Your copy of the material must match it exactly, except that pictures are dropped.

══ Data provided ══

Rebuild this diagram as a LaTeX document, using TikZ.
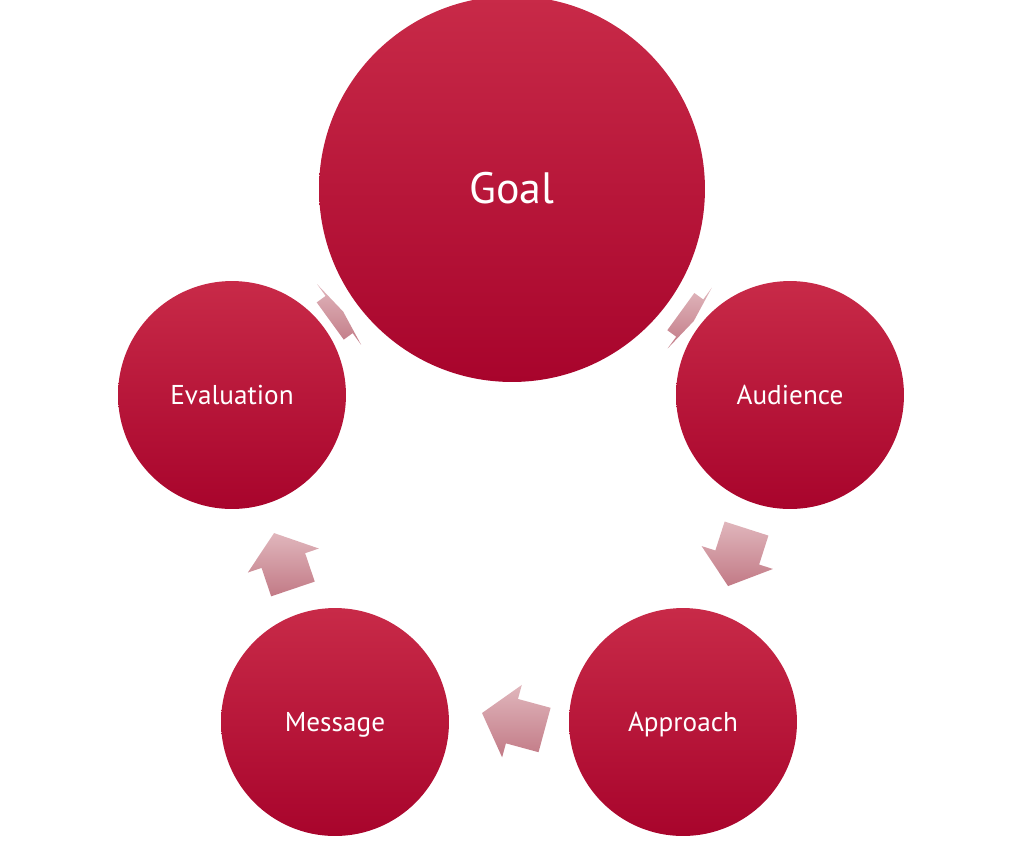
\documentclass[tikz,border=0pt]{standalone}
\usepackage{fontspec}
\setmainfont{PT Sans}
\usetikzlibrary{calc}
\definecolor{ctop}{RGB}{200,42,72}
\definecolor{cbot}{RGB}{168,4,44}
\definecolor{atop}{RGB}{224,182,188}
\definecolor{abot}{RGB}{194,122,134}
\tikzset{
  bigcirc/.style={circle, inner sep=0pt, minimum size=7.72cm, top color=ctop, bottom color=cbot, draw=none, text=white, font=\fontsize{25}{30}\selectfont, text height=16pt, text depth=0pt},
  smallcirc/.style={circle, inner sep=0pt, minimum size=4.56cm, top color=ctop, bottom color=cbot, draw=none, text=white, font=\fontsize{15.5}{18}\selectfont, text height=10.9pt, text depth=0pt},
  blockarrow/.style={top color=atop, bottom color=abot, draw=none}
}
% #1 centre coordinate, #2 direction (screen angle), #3 total length, #4 head length
\newcommand{\cycarrow}[4]{%
  \pgfmathsetmacro{\hl}{#3/2}%
  \pgfmathsetmacro{\hb}{#3/2-#4}%
  \pgfmathsetmacro{\ap}{#2+90}%
  \pgfmathsetmacro{\am}{#2-90}%
  \pgfmathsetmacro{\ab}{#2+180}%
  \shade[blockarrow]
    ($(#1)+(#2:\hl)$)
    -- ($(#1)+(#2:\hb)+(\ap:37.5)$)
    -- ($(#1)+(#2:\hb)+(\ap:23)$)
    -- ($(#1)+(\ab:\hl)+(\ap:23)$)
    -- ($(#1)+(\ab:\hl)+(\am:23)$)
    -- ($(#1)+(#2:\hb)+(\am:23)$)
    -- ($(#1)+(#2:\hb)+(\am:37.5)$)
    -- cycle;
}
\begin{document}
\begin{tikzpicture}[x=0.02cm, y=-0.02cm]
\useasboundingbox (0,0) rectangle (1024,840);
% arrow centres
\coordinate (a1) at (336.7,316.3);
\coordinate (a2) at (687.3,316.3);
\coordinate (a3) at (737.3,557.3);
\coordinate (a4) at (513.3,721.5);
\coordinate (a5) at (283.5,561);
\cycarrow{a1}{-36}{16}{5}
\cycarrow{a2}{36}{16}{5}
\cycarrow{a3}{107.8}{60.4}{30}
\cycarrow{a4}{195.2}{64.8}{31}
\cycarrow{a5}{251.3}{59}{29}
% circles
\node[bigcirc] (goal) at (512,189) {Goal};
\node[smallcirc] (aud) at (790,395) {Audience};
\node[smallcirc] (app) at (683,722) {Approach};
\node[smallcirc] (msg) at (335,722) {Message};
\node[smallcirc] (eval) at (232,395) {Evaluation};
\end{tikzpicture}
\end{document}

═══

## Output of the task
Rebuild this diagram as a LaTeX document, using TikZ.
\documentclass[tikz,border=0pt]{standalone}
\usepackage{fontspec}
\setmainfont{PT Sans}
\usetikzlibrary{calc}
\definecolor{ctop}{RGB}{200,42,72}
\definecolor{cbot}{RGB}{168,4,44}
\definecolor{atop}{RGB}{224,182,188}
\definecolor{abot}{RGB}{194,122,134}
\tikzset{
  bigcirc/.style={circle, inner sep=0pt, minimum size=7.72cm, top color=ctop, bottom color=cbot, draw=none, text=white, font=\fontsize{25}{30}\selectfont, text height=16pt, text depth=0pt},
  smallcirc/.style={circle, inner sep=0pt, minimum size=4.56cm, top color=ctop, bottom color=cbot, draw=none, text=white, font=\fontsize{15.5}{18}\selectfont, text height=10.9pt, text depth=0pt},
  blockarrow/.style={top color=atop, bottom color=abot, draw=none}
}
% #1 centre coordinate, #2 direction (screen angle), #3 total length, #4 head length
\newcommand{\cycarrow}[4]{%
  \pgfmathsetmacro{\hl}{#3/2}%
  \pgfmathsetmacro{\hb}{#3/2-#4}%
  \pgfmathsetmacro{\ap}{#2+90}%
  \pgfmathsetmacro{\am}{#2-90}%
  \pgfmathsetmacro{\ab}{#2+180}%
  \shade[blockarrow]
    ($(#1)+(#2:\hl)$)
    -- ($(#1)+(#2:\hb)+(\ap:37.5)$)
    -- ($(#1)+(#2:\hb)+(\ap:23)$)
    -- ($(#1)+(\ab:\hl)+(\ap:23)$)
    -- ($(#1)+(\ab:\hl)+(\am:23)$)
    -- ($(#1)+(#2:\hb)+(\am:23)$)
    -- ($(#1)+(#2:\hb)+(\am:37.5)$)
    -- cycle;
}
\begin{document}
\begin{tikzpicture}[x=0.02cm, y=-0.02cm]
\useasboundingbox (0,0) rectangle (1024,840);
% arrow centres
\coordinate (a1) at (336.7,316.3);
\coordinate (a2) at (687.3,316.3);
\coordinate (a3) at (737.3,557.3);
\coordinate (a4) at (513.3,721.5);
\coordinate (a5) at (283.5,561);
\cycarrow{a1}{-36}{16}{5}
\cycarrow{a2}{36}{16}{5}
\cycarrow{a3}{107.8}{60.4}{30}
\cycarrow{a4}{195.2}{64.8}{31}
\cycarrow{a5}{251.3}{59}{29}
% circles
\node[bigcirc] (goal) at (512,189) {Goal};
\node[smallcirc] (aud) at (790,395) {Audience};
\node[smallcirc] (app) at (683,722) {Approach};
\node[smallcirc] (msg) at (335,722) {Message};
\node[smallcirc] (eval) at (232,395) {Evaluation};
\end{tikzpicture}
\end{document}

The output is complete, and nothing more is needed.